-- START Dataset content --

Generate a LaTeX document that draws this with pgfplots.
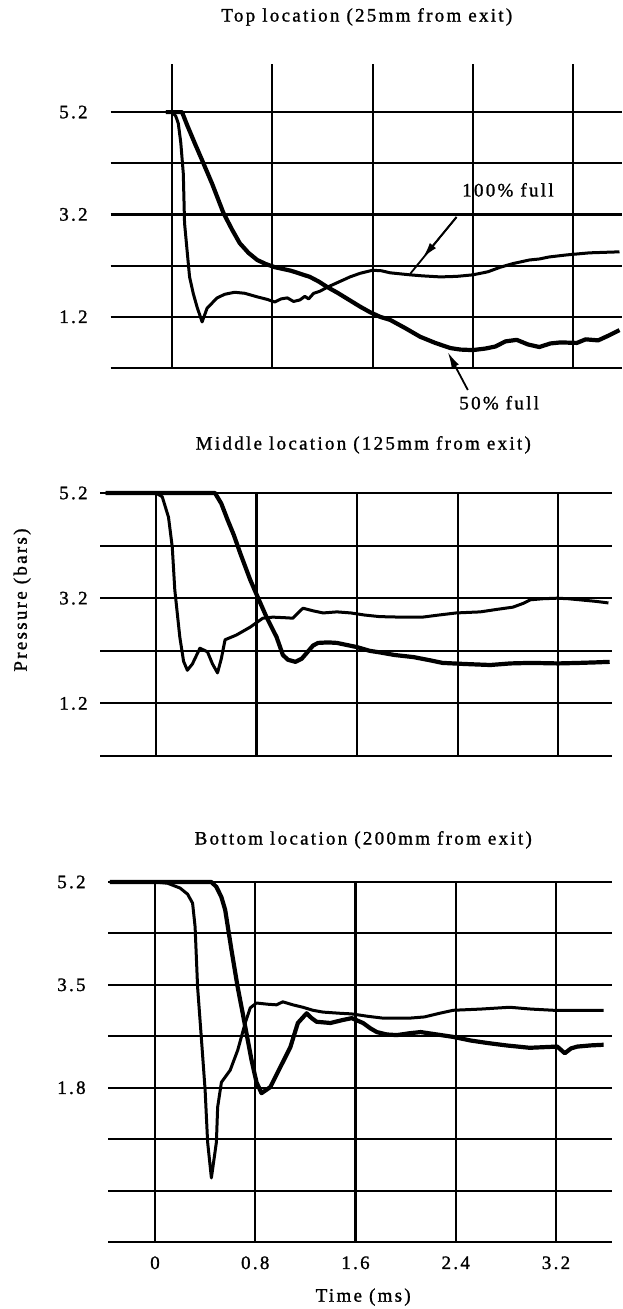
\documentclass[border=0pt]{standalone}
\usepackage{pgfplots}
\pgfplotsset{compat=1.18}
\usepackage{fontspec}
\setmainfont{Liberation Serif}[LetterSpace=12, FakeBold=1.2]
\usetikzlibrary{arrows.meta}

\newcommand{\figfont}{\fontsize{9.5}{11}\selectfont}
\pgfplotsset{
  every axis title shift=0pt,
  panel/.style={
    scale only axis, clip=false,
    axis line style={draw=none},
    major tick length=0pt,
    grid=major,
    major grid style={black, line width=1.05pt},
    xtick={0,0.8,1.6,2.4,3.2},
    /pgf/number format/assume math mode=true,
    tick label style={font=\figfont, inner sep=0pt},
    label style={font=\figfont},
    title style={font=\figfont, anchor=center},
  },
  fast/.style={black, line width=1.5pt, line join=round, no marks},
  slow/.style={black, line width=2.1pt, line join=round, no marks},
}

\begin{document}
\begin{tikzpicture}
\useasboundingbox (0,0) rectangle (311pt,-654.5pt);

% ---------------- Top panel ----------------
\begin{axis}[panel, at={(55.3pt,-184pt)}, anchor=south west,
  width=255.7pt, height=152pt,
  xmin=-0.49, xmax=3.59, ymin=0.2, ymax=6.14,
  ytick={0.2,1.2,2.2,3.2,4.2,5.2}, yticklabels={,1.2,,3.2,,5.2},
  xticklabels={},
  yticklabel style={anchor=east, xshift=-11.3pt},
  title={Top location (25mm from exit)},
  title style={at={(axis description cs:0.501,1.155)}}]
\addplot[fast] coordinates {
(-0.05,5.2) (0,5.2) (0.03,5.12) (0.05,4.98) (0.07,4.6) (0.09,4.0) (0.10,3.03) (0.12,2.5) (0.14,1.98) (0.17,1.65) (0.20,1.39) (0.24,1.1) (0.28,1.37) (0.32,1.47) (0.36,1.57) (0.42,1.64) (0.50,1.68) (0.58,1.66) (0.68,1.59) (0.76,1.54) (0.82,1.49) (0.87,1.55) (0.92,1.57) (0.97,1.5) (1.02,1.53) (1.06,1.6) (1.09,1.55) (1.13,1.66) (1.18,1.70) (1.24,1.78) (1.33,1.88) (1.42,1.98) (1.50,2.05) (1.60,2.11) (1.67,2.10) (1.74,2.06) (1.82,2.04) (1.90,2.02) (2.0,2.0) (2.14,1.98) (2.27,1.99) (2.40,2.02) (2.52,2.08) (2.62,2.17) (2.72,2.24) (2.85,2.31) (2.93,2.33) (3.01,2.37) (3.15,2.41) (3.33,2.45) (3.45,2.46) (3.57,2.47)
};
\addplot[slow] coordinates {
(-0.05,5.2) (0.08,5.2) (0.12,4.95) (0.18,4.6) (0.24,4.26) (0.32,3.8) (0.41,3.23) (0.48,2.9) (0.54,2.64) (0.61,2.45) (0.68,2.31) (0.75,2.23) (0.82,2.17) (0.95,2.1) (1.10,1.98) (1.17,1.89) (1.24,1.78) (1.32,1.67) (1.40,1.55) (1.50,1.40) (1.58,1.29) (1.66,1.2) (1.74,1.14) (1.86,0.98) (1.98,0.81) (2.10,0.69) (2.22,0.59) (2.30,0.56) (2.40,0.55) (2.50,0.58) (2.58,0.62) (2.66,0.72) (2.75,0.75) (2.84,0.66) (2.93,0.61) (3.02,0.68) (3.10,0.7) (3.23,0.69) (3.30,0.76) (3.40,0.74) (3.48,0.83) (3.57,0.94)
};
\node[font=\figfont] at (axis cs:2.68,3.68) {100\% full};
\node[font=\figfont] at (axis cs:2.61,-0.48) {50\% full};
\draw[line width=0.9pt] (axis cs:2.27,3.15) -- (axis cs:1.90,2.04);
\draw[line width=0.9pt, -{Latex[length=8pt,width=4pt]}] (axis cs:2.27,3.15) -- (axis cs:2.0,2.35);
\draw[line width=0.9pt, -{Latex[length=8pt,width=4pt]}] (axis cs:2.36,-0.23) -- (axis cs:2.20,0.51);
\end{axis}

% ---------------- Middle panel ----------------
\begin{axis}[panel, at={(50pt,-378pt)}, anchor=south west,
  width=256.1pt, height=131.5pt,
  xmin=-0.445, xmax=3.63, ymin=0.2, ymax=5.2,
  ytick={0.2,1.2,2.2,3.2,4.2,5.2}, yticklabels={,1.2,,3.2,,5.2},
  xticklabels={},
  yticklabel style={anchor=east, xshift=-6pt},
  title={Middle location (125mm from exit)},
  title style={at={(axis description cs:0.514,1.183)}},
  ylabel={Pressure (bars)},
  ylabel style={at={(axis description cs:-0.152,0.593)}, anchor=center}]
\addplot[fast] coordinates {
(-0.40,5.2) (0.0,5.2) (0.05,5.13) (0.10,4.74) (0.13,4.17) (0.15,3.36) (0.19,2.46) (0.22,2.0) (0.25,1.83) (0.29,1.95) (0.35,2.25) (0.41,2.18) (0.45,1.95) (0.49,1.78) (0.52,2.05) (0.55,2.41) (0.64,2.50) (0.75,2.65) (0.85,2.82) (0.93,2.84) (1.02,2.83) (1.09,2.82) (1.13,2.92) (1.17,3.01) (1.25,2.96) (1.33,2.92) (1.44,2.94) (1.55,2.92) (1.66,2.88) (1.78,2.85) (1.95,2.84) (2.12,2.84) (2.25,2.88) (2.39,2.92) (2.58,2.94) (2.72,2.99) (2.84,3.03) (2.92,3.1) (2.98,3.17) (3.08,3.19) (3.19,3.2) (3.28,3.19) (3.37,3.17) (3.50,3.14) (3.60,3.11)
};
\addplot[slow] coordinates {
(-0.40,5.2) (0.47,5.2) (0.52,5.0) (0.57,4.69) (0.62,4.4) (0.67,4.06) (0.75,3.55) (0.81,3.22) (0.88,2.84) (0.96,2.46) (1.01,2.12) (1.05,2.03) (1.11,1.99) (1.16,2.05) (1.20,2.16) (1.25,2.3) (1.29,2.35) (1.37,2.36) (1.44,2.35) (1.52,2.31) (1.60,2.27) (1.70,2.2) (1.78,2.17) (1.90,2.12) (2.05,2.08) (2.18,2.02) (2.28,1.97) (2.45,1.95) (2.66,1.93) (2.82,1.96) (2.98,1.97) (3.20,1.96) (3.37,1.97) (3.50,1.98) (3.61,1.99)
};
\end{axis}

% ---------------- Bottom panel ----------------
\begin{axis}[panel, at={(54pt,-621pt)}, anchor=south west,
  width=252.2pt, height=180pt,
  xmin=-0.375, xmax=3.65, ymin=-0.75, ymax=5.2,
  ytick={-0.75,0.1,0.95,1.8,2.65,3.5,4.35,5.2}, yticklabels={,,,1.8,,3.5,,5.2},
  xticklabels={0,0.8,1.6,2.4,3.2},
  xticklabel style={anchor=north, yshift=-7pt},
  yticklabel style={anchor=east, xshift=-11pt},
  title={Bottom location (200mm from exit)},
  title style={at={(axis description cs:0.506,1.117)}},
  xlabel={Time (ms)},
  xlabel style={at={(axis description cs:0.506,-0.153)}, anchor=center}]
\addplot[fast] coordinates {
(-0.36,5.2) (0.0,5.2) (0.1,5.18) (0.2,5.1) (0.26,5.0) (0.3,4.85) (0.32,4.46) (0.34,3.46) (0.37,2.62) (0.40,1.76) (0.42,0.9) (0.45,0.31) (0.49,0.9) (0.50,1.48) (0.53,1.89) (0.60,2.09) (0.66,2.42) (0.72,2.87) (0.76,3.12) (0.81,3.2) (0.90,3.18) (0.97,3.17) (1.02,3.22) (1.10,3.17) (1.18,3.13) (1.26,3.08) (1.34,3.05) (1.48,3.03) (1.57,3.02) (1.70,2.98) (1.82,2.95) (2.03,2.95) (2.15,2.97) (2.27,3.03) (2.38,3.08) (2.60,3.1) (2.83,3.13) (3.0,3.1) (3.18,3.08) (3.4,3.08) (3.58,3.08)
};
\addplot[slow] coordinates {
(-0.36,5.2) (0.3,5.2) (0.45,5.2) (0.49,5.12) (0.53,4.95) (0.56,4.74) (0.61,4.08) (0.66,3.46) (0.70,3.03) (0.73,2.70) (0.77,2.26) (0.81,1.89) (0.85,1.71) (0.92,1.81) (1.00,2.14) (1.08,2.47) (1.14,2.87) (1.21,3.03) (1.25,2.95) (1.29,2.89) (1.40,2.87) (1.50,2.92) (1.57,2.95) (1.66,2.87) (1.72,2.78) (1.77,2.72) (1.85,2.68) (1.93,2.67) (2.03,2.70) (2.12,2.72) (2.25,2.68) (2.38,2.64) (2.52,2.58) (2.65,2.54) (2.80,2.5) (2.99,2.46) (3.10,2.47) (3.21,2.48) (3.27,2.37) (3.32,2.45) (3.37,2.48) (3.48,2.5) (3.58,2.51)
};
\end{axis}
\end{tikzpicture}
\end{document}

-- END Dataset content --

→ Written instruction
Leave the pictures out and reproduce exactly the lines from the top of the listing above through the line with "(0,0) rectangle (311pt,-654.5pt);".

→ Answer to this problem
Generate a LaTeX document that draws this with pgfplots.
\documentclass[border=0pt]{standalone}
\usepackage{pgfplots}
\pgfplotsset{compat=1.18}
\usepackage{fontspec}
\setmainfont{Liberation Serif}[LetterSpace=12, FakeBold=1.2]
\usetikzlibrary{arrows.meta}

\newcommand{\figfont}{\fontsize{9.5}{11}\selectfont}
\pgfplotsset{
  every axis title shift=0pt,
  panel/.style={
    scale only axis, clip=false,
    axis line style={draw=none},
    major tick length=0pt,
    grid=major,
    major grid style={black, line width=1.05pt},
    xtick={0,0.8,1.6,2.4,3.2},
    /pgf/number format/assume math mode=true,
    tick label style={font=\figfont, inner sep=0pt},
    label style={font=\figfont},
    title style={font=\figfont, anchor=center},
  },
  fast/.style={black, line width=1.5pt, line join=round, no marks},
  slow/.style={black, line width=2.1pt, line join=round, no marks},
}

\begin{document}
\begin{tikzpicture}
\useasboundingbox (0,0) rectangle (311pt,-654.5pt);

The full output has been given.